INDEPENDENT NEWS

Public Left in Dark Over Non-GE options

Published: Sun 2 Mar 2008 11:10 AM
Money Wasted; Public Left in Dark Over Non-GE options to Feed the World
Last year traditional and non GM plant breeding methods achieved spectacular advances. The breakthrough developments produced plants with higher nutritional values, tolerance to salt and droughts, improved performance and yield production. These traditionally grown non GE- crops are currently available and offer the best options for food security.
Public funding is being wasted on GE projects that may proceed for years with no outcome. Meanwhile farmers and the public hear little about these successes as PR money continues to promote GE.
"The facts indicate public money is being wasted in New Zealand funding GE research at the cost of other practical solutions already available," says Jon Carapiet from GE Free NZ in food and environment.
In the last year there has been a marked increase in the rhetoric around the need for genetic engineering (GE) as the best solution to world hunger in the future. This appears to be part of a ten-year multi-million dollar publicity campaign announced some years ago by the biotechnology industry.
'GM Watch' reports non-GM solutions to challenges used to promote GE include:
- Non GE plants that have high Vitamin A levels
- Plants able to withstand drought or are salt tolerant
- Effective pest and weed control methods
- Plants that out perform GE in yields
By desperately promoting GM seeds proponents have ignored developments of the World’s seed savers and breeders who are propagating the desired traits through non-GM traditional selection methods.
In New Zealand Koanga Gardens has Heritage and traditional plants and fruit trees that are resistant to certain pests and diseases.
In Zambia in the region of Mwanawasa mixed farming and conservation farming has resulted in bumper harvests for the past three years in non-GM maize.
The University of Philippines has developed a new non-GM maize variety that is able to survive a drought for 29 days and the Indian indigenous rice is better than GM-rice at dealing with weather stress.
The Gates Foundation is giving millions to research and breeding of a non GM orange sweet potato that has high levels of beta-carotene, an essential building block of vitamin A, which helps to prevent blindness.

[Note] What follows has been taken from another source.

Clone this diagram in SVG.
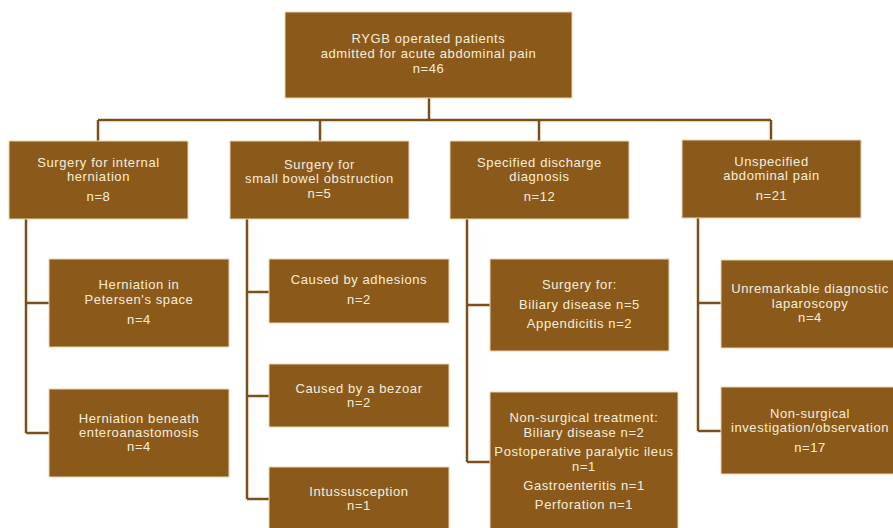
<svg xmlns="http://www.w3.org/2000/svg" width="893" height="528" viewBox="0 0 893 528">
<style>
.box{fill:#8b5a1a;stroke:#e6d6b4;stroke-width:1}
.t{font-family:"Liberation Sans",Arial,sans-serif;font-size:13px;letter-spacing:0.6px;fill:#f6eedc;text-anchor:middle}
.c{fill:none;stroke:#7b4f18;stroke-width:2.5}
</style>
<rect width="893" height="528" fill="#ffffff"/>
<g id="connectors">
<path class="c" d="M429 98V120M98 120H771M98 120V141M320 120V141M539 120V141M771 120V140"/>
<path class="c" d="M26 219V433M26 303H49M26 433H49"/>
<path class="c" d="M247 219V499M247 292H269M247 396H269M247 499H269"/>
<path class="c" d="M467 219V462M467 305H490M467 462H490"/>
<path class="c" d="M698 218V431M698 303H721M698 431H721"/>
</g>
<g id="root">
<rect class="box" x="285" y="12" width="287" height="86"/>
<text class="t" x="428.5" y="43">RYGB operated patients</text>
<text class="t" x="428.5" y="58">admitted for acute abdominal pain</text>
<text class="t" x="428.5" y="73">n=46</text>
</g>
<g id="internal-herniation">
<rect class="box" x="9" y="141" width="179" height="78"/>
<text class="t" x="98.5" y="167">Surgery for internal</text>
<text class="t" x="98.5" y="181">herniation</text>
<text class="t" x="98.5" y="201">n=8</text>
</g>
<g id="sbo">
<rect class="box" x="230" y="141" width="179" height="78"/>
<text class="t" x="319.5" y="169">Surgery for</text>
<text class="t" x="319.5" y="183">small bowel obstruction</text>
<text class="t" x="319.5" y="198">n=5</text>
</g>
<g id="specified">
<rect class="box" x="450" y="141" width="179" height="78"/>
<text class="t" x="539.5" y="167">Specified discharge</text>
<text class="t" x="539.5" y="181">diagnosis</text>
<text class="t" x="539.5" y="201">n=12</text>
</g>
<g id="unspecified">
<rect class="box" x="682" y="140" width="179" height="78"/>
<text class="t" x="771.5" y="166">Unspecified</text>
<text class="t" x="771.5" y="180">abdominal pain</text>
<text class="t" x="771.5" y="200">n=21</text>
</g>
<g id="petersen">
<rect class="box" x="49" y="259" width="180" height="88"/>
<text class="t" x="139" y="289">Herniation in</text>
<text class="t" x="139" y="304">Petersen's space</text>
<text class="t" x="139" y="324">n=4</text>
</g>
<g id="enteroanastomosis">
<rect class="box" x="49" y="389" width="180" height="88"/>
<text class="t" x="139" y="423">Herniation beneath</text>
<text class="t" x="139" y="437">enteroanastomosis</text>
<text class="t" x="139" y="451">n=4</text>
</g>
<g id="adhesions">
<rect class="box" x="269" y="259" width="180" height="64"/>
<text class="t" x="359" y="284">Caused by adhesions</text>
<text class="t" x="359" y="304">n=2</text>
</g>
<g id="bezoar">
<rect class="box" x="269" y="364" width="180" height="63"/>
<text class="t" x="359" y="393">Caused by a bezoar</text>
<text class="t" x="359" y="407">n=2</text>
</g>
<g id="intussusception">
<rect class="box" x="269" y="467" width="180" height="70"/>
<text class="t" x="359" y="496">Intussusception</text>
<text class="t" x="359" y="510">n=1</text>
</g>
<g id="surgery-for">
<rect class="box" x="490" y="259" width="179" height="92"/>
<text class="t" x="579.5" y="289">Surgery for:</text>
<text class="t" x="579.5" y="309">Biliary disease n=5</text>
<text class="t" x="579.5" y="328">Appendicitis n=2</text>
</g>
<g id="non-surgical-treatment">
<rect class="box" x="490" y="392" width="188" height="145"/>
<text class="t" x="584" y="422">Non-surgical treatment:</text>
<text class="t" x="584" y="437">Biliary disease n=2</text>
<text class="t" x="584" y="456">Postoperative paralytic ileus</text>
<text class="t" x="584" y="471">n=1</text>
<text class="t" x="584" y="490">Gastroenteritis n=1</text>
<text class="t" x="584" y="509">Perforation n=1</text>
</g>
<g id="laparoscopy">
<rect class="box" x="721" y="260" width="180" height="88"/>
<text class="t" x="810" y="293">Unremarkable diagnostic</text>
<text class="t" x="810" y="308">laparoscopy</text>
<text class="t" x="810" y="322">n=4</text>
</g>
<g id="observation">
<rect class="box" x="721" y="387" width="180" height="87"/>
<text class="t" x="810" y="418">Non-surgical</text>
<text class="t" x="810" y="432">investigation/observation</text>
<text class="t" x="810" y="452">n=17</text>
</g>
</svg>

In Kenya the CIMMYT (International Maize and Wheat Improvement Centre), researchers using marker assisted breeding technology have found maize plants resistant to the grain borer in the Centre's germplasm bank, the maize seed was originally sourced from the Caribbean.
"Globally the tide has turned on GMO technology in food animals and plants. It is time that New Zealand’s CRI’s stopped GE experiments and move toward MAB (marker assisted breeding) trait selection and traditional breeding methods," says Claire Bleakley, president of GE Free NZ in food and environment.